Neste temporada, o clube espanhol ocupa actualmente a quarta posição na ASOBAL e qualificou-se para o play-off de acesso aos oitavos-de-final da Champions, ao ser líder do Grupo C à frente do Sporting CP. O plantel é maioritariamente constituído por jogadores desconhecidos da alta roda do andebol europeu, o que demonstra que que a principal força do conjunto de Jacobo Cuétara é o colectivo.
Outra equipa que se tem destacado nesta edição da Champions é o Dínamo Bucareste. A Roménia é uma antiga potência do andebol mundial, mas já há algum tempo que anda afastada das grandes competições. E agora, vai aos poucos dando sinais de querer voltar aos grandes palcos, muito graças ao papel do Dínamo, que tem dominado o campeonato e marca presença na Chmapions desde 2016/2017, época em que defrontou o ABC orientado por Carlos Resende.
Nesta temporada, o clube da capital romena conseguiu qualificar-se pela segunda vez para o play-off de acesso aos oitavos de final da competição, terminando na liderança do Grupo D à frente dos polacos do Wisla Plock, clube com grande andamento nesta competição.

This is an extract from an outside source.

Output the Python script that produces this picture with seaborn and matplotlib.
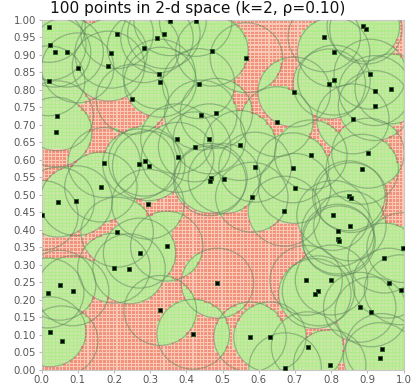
import numpy as np
import pandas as pd
import matplotlib
matplotlib.use("Agg")
import matplotlib.pyplot as plt
from matplotlib.colors import ListedColormap
from matplotlib.patches import Circle
import seaborn as sns

TITLE = "100 points in 2-d space (k=2, \u03c1=0.10)"
K = 2
RHO = 0.10

xs = [0.021, 0.209, 0.338, 0.319, 0.355, 0.426, 0.023, 0.036, 0.071, 0.282,
      0.192, 0.471, 0.100, 0.185, 0.325, 0.328, 0.020, 0.434, 0.251, 0.043,
      0.440, 0.483, 0.039, 0.374, 0.464, 0.423, 0.376, 0.173, 0.269, 0.285,
      0.296, 0.468, 0.465, 0.164, 0.566, 0.698, 0.650, 0.781, 0.889, 0.896,
      0.807, 0.908, 0.808, 0.795, 0.921, 0.966, 0.920, 0.860, 0.548, 0.744,
      0.902, 0.590, 0.694, 0.505, 0.886, 0.699, 0.581, 0.849, 0.855, 0.046,
      0.096, 0.294, 0.001, 0.209, 0.346, 0.271, 0.200, 0.242, 0.486, 0.050,
      0.086, 0.017, 0.328, 0.419, 0.023, 0.056, 0.671, 0.805, 0.852, 0.818,
      0.819, 0.822, 0.999, 0.947, 0.731, 0.801, 0.765, 0.755, 0.959, 0.992,
      0.879, 0.911, 0.576, 0.631, 0.735, 0.940, 0.934, 0.796, 0.673]
ys = [0.979, 0.961, 0.961, 0.948, 0.998, 0.996, 0.928, 0.908, 0.908, 0.921,
      0.905, 0.911, 0.863, 0.868, 0.845, 0.822, 0.826, 0.818, 0.773, 0.726,
      0.728, 0.733, 0.679, 0.660, 0.660, 0.637, 0.607, 0.592, 0.588, 0.596,
      0.583, 0.547, 0.540, 0.522, 0.892, 0.794, 0.709, 0.952, 0.982, 0.974,
      0.908, 0.845, 0.828, 0.817, 0.798, 0.803, 0.755, 0.717, 0.641, 0.614,
      0.619, 0.579, 0.577, 0.546, 0.573, 0.518, 0.493, 0.497, 0.492, 0.479,
      0.483, 0.473, 0.441, 0.393, 0.353, 0.333, 0.290, 0.288, 0.247, 0.241,
      0.225, 0.219, 0.169, 0.101, 0.108, 0.082, 0.453, 0.441, 0.411, 0.395,
      0.373, 0.368, 0.349, 0.319, 0.255, 0.256, 0.225, 0.217, 0.247, 0.228,
      0.178, 0.165, 0.093, 0.093, 0.065, 0.060, 0.034, 0.014, 0.005]

x_ticks = [round(0.1 * i, 1) for i in range(11)]
y_ticks = [round(0.05 * i, 2) for i in range(21)]

N_CELLS = 100

sns.set_style("white")
plt.rcParams['font.family'] = ['DejaVu Sans']

fig = plt.figure(figsize=(4.18, 3.89), dpi=100)
ax = fig.add_axes([41.5 / 418, 19.5 / 389, 362 / 418, 349.5 / 389])

px = np.array(xs)
py = np.array(ys)

# coverage grid: a cell is "dense" if at least K points lie within RHO of its centre
centers = (np.arange(N_CELLS) + 0.5) / N_CELLS
cx, cy = np.meshgrid(centers, centers)
d = np.sqrt((cx[..., None] - px) ** 2 + (cy[..., None] - py) ** 2)
dense = (d <= RHO).sum(axis=-1) >= K

# split mesh to draw each cell with a fill part and a lighter grid-line part
frac = 0.7
edges = []
for i in range(N_CELLS):
    edges += [i / N_CELLS, (i + frac) / N_CELLS]
edges.append(1.0)
edges = np.array(edges)
big = np.repeat(np.repeat(dense, 2, axis=0), 2, axis=1).astype(int)
ii, jj = np.meshgrid(np.arange(2 * N_CELLS), np.arange(2 * N_CELLS))
is_line = ((ii % 2) == 1) | ((jj % 2) == 1)
code = big * 2 + is_line.astype(int)
cmap = ListedColormap(['#F2917C', '#FAC9B6', '#C8E6A6', '#B0EC8C'])
ax.pcolormesh(edges, edges, code, cmap=cmap, vmin=-0.5, vmax=3.5,
              shading='flat', antialiased=False, rasterized=True)

for x, y in zip(xs, ys):
    ax.add_patch(Circle((x, y), RHO, fill=False, edgecolor='#5C845C',
                        alpha=0.5, linewidth=0.9, zorder=3))

df = pd.DataFrame({'x': xs, 'y': ys})
sns.scatterplot(data=df, x='x', y='y', ax=ax, marker='s', s=11,
                color='black', edgecolor='#1E5A1E', linewidth=0.6, zorder=5)

ax.set_xlim(0, 1)
ax.set_ylim(0, 1)
ax.set_xticks(x_ticks)
ax.set_xticklabels([f"{v:.1f}" for v in x_ticks])
ax.set_yticks(y_ticks)
ax.set_yticklabels([f"{v:.2f}" for v in y_ticks])
ax.set_xlabel('')
ax.set_ylabel('')
ax.tick_params(axis='both', labelsize=7.3, labelcolor='#555555',
               length=2, color='#bbbbbb', pad=2, direction='out')
ax.tick_params(left=True, bottom=True)
for s in ax.spines.values():
    s.set_color('#c8c8c8')
    s.set_linewidth(0.8)

fig.text(0.472, 1 - 9 / 389, TITLE, ha='center', va='center', fontsize=11.1,
         color='#111111')

fig.savefig('out.png', dpi=100)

O plantel é maioritariamente constituído por jogadores estrangeiros, vários deles oriundos de países com pouca expressão na modalidade, mas com uma qualidade acima da média.
Entre muitos estrangeiros, o plantel do Dínamo conta com três tunisinos, dois iranianos, dois croatas,um bósnio, um sérvio, um brasileiro, um húngaro e um egípcio. Entre as principais figuras, estão o lateral-direito Amine Bannour, o lateral-esquerdo Ante Kuduz e o pivot Mohamed Mamdouh, que já conquistou a Champions ao serviço do Montpellier em 17/18.
É preciso ter a noção de que neste momento, Sporting e FC Porto estão entre as 18 melhores equipas do andebol europeu.e a forma como esta secção tem sido gerida não vai ao encontro de ombrear com os rivais. Portanto, é preciso acordar para a vida e rumar num sentido que nos coloque mais próximos do sucesso.